Si l’on admet que le terrorisme est un instrument politique, "la meilleure façon de le combattre est toujours politique. Résolvez le problème qui engendre le terrorisme et vous vous débarrasserez du terrorisme". Israël légitime ses pires actions au nom de la sécurité nationale afin de "détruire l’infrastructure de la terreur" mais "cette infrastructure de la terreur existe dans l’âme de millions de Palestiniens et de dizaines de millions d’Arabes dont le cœur éclate de rage (…) Quand des tanks écrasent des voitures, détruisent des maisons (…), laissent derrière eux des milliers de gens sans-abris, cela provoque une haine terrible. Un enfant qui voit tout cela de ses propres yeux devient le kamikaze de demain.
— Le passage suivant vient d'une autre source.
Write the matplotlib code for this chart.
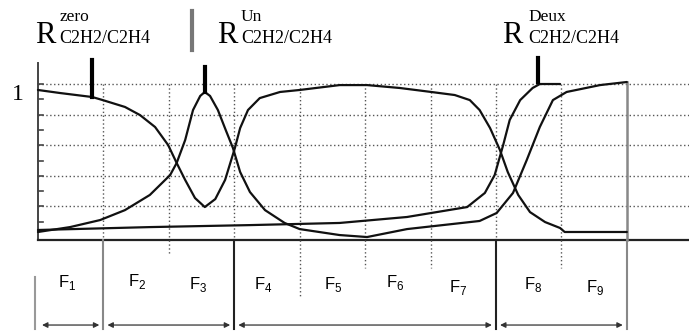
import matplotlib.pyplot as plt

plt.rcParams['mathtext.fontset'] = 'custom'
plt.rcParams['mathtext.rm'] = 'Liberation Sans'

# fonctions d'appartenance du rapport C2H2/C2H4 (abscisse en nombre d'intervalles)
zero_x = [0, 0.34, 0.83, 0.99, 1.33, 1.56, 1.79, 1.99, 2.12, 2.25, 2.4, 2.55, 2.71, 2.86,
          3.01, 3.09, 3.21, 3.39, 3.7, 4.0, 4.61, 5.03, 5.53, 6.01, 6.37, 6.6, 6.75, 6.91,
          7.06, 7.18, 7.34, 7.52, 7.75, 7.98, 8.05, 9.0]
zero_y = [0.961, 0.941, 0.915, 0.895, 0.85, 0.797, 0.719, 0.601, 0.484, 0.373, 0.255, 0.196,
          0.248, 0.373, 0.582, 0.712, 0.83, 0.908, 0.948, 0.961, 0.993, 0.993, 0.974, 0.948,
          0.928, 0.895, 0.83, 0.712, 0.569, 0.425, 0.275, 0.163, 0.098, 0.059, 0.033, 0.033]

un_x = [0, 0.49, 0.95, 1.33, 1.71, 2.02, 2.12, 2.25, 2.37, 2.48, 2.55, 2.63, 2.75, 2.87, 2.98,
        3.09, 3.24, 3.47, 3.77, 4.0, 4.61, 5.03, 5.64, 6.75, 7.01, 7.26, 7.47, 7.67, 7.87,
        8.08, 8.59, 9.0]
un_y = [0.033, 0.065, 0.111, 0.176, 0.275, 0.405, 0.484, 0.634, 0.83, 0.922, 0.948, 0.922,
        0.83, 0.699, 0.582, 0.425, 0.294, 0.176, 0.092, 0.052, 0.013, 0.0, 0.052, 0.105,
        0.157, 0.288, 0.503, 0.719, 0.895, 0.948, 0.993, 1.013]

deux_x = [0, 1.71, 3.24, 4.61, 5.64, 6.56, 6.83, 6.98, 7.11, 7.21, 7.37, 7.56, 7.67, 7.98]
deux_y = [0.046, 0.065, 0.078, 0.092, 0.131, 0.196, 0.288, 0.405, 0.601, 0.765, 0.895,
          0.974, 1.0, 1.0]

grid_levels = [0.2, 0.4, 0.6, 0.8, 1.0]
grid_cols = [1, 2, 3, 4, 5, 6, 7, 8]

# repères R (position, bas, haut) et étiquettes
mark_x = [0.83, 2.55, 7.64]
mark_lo = [0.915, 0.948, 1.01]
mark_hi = [1.157, 1.11, 1.17]
r_names = ['zero', 'Un', 'Deux']
r_left = [-0.05, 2.735, 7.1]
r_sub_left = [0.33, 3.1, 7.49]

# classes de défaut
f_labels = ['F$_{1}$', 'F$_{2}$', 'F$_{3}$', 'F$_{4}$', 'F$_{5}$',
            'F$_{6}$', 'F$_{7}$', 'F$_{8}$', 'F$_{9}$']
f_x = [0.45, 1.51, 2.45, 3.44, 4.51, 5.46, 6.42, 7.57, 8.51]
f_y = [-0.30, -0.29, -0.31, -0.31, -0.31, -0.30, -0.33, -0.31, -0.33]
bounds = [0, 1, 3, 7, 9]

fig = plt.figure(figsize=(6.89, 3.31), dpi=100)
ax = fig.add_axes([0, 0, 1, 1])
ax.set_xlim(-0.58, 9.95)
ax.set_ylim(-0.614, 1.549)
ax.axis('off')

# quadrillage pointillé
dot = (0, (1, 1.8))
for lvl in grid_levels:
    ax.plot([0, 9.95], [lvl, lvl], color='#555555', lw=1.0, ls=dot)
for xv in grid_cols:
    ax.plot([xv, xv], [0, 1.0], color='#555555', lw=1.0, ls=dot)

# petites graduations sur l'axe vertical
for i in range(1, 11):
    ax.plot([0, 0.07], [i / 10, i / 10], color='#444444', lw=1.2)

# axes
ax.plot([0, 0], [-0.02, 1.14], color='#444444', lw=1.4)
ax.plot([0, 9.95], [-0.02, -0.02], color='#222222', lw=1.6)
ax.plot([9, 9], [-0.02, 1.013], color='#888888', lw=1.8)

# courbes
for xs, ys in [(zero_x, zero_y), (un_x, un_y), (deux_x, deux_y)]:
    ax.plot(xs, ys, color='#111111', lw=1.6, solid_capstyle='round')

# repères verticaux
for mx, lo, hi in zip(mark_x, mark_lo, mark_hi):
    ax.plot([mx, mx], [lo, hi], color='black', lw=3)

ax.text(-0.31, 0.93, '1', family='Liberation Serif', fontsize=17, ha='center', va='center')

# étiquettes R avec exposant et indice
for name, xl, xs in zip(r_names, r_left, r_sub_left):
    ax.text(xl, 1.268, 'R', family='Liberation Serif', fontsize=22, va='baseline')
    ax.text(xs, 1.41, name, family='Liberation Serif', fontsize=12.5, va='baseline')
    ax.text(xs, 1.268, 'C2H2/C2H4', family='Liberation Serif', fontsize=13, va='baseline')
ax.plot([2.36, 2.36], [1.22, 1.48], color='#777777', lw=3)

# bande inférieure
for xv in [1, 3, 7, 9]:
    ax.plot([xv, xv], [-0.02, -0.6], color='#222222' if xv in (3, 7) else '#888888', lw=1.5)
for xv, lo in zip([2, 4, 5, 6, 8], [-0.12, -0.4, -0.2, -0.2, -0.2]):
    ax.plot([xv, xv], [-0.02, lo], color='#555555', lw=1.0, ls=dot)
ax.plot([-0.05, -0.05], [-0.26, -0.6], color='#999999', lw=1.5)

for lab, xt, yt in zip(f_labels, f_x, f_y):
    ax.text(xt, yt, lab, family='Liberation Sans', fontsize=12, ha='center', va='center')

for a, b in zip(bounds[:-1], bounds[1:]):
    ax.annotate('', xy=(a + 0.02, -0.575), xytext=(b - 0.02, -0.575),
                arrowprops=dict(arrowstyle='<|-|>', color='#333333', lw=0.9,
                                mutation_scale=8))

plt.savefig('out.png', dpi=100)
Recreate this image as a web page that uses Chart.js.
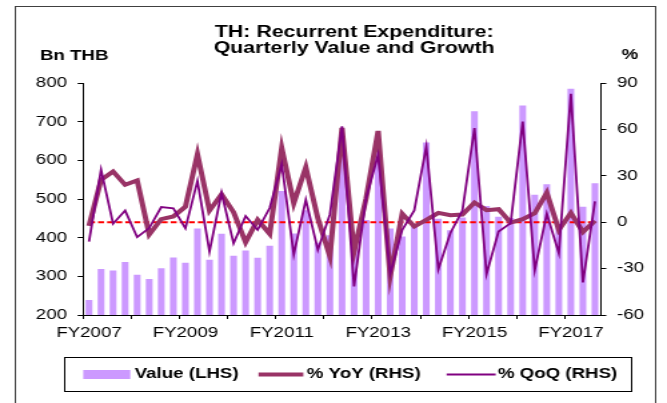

Ainsi se sont les Sharon et le Mofaz qui créent l’infrastructure du terrorisme".
Si Israël veut la paix, elle devra effectuer un réexamen courageux de sa version de l’Histoire "tendre à unifier les versions historiques des deux peuples en une seule version de l’Histoire acceptable par les deux parties" et promouvoir un plan de paix qui reconnaîtra entre autres principes le concept de "sécurité commune" fondé sur l’idée que la sécurité de l’un ne peut se fonder sur l’insécurité de l’autre.
A l’heure où l’on ne peut encore évaluer les répercussions de la guerre d’Irak sur le Moyen-Orient, lire Avnery est plus que jamais d’actualité. Dans une de ses dernières chroniques datée du 5 avril dernier (non publiée ici) il prophétise "rien ne sortira de tous les discours sur ce document (la feuille de route). L’embryon est mort dans le ventre de sa mère, le Quartette". Les derniers évènements semblent une fois de plus lui donner raison mais comme il nous le rappelle "la nuit est plus sombre juste avant l’arrivée de l’aube. Que ce soit vrai ou non il faut y croire pour rester optimiste".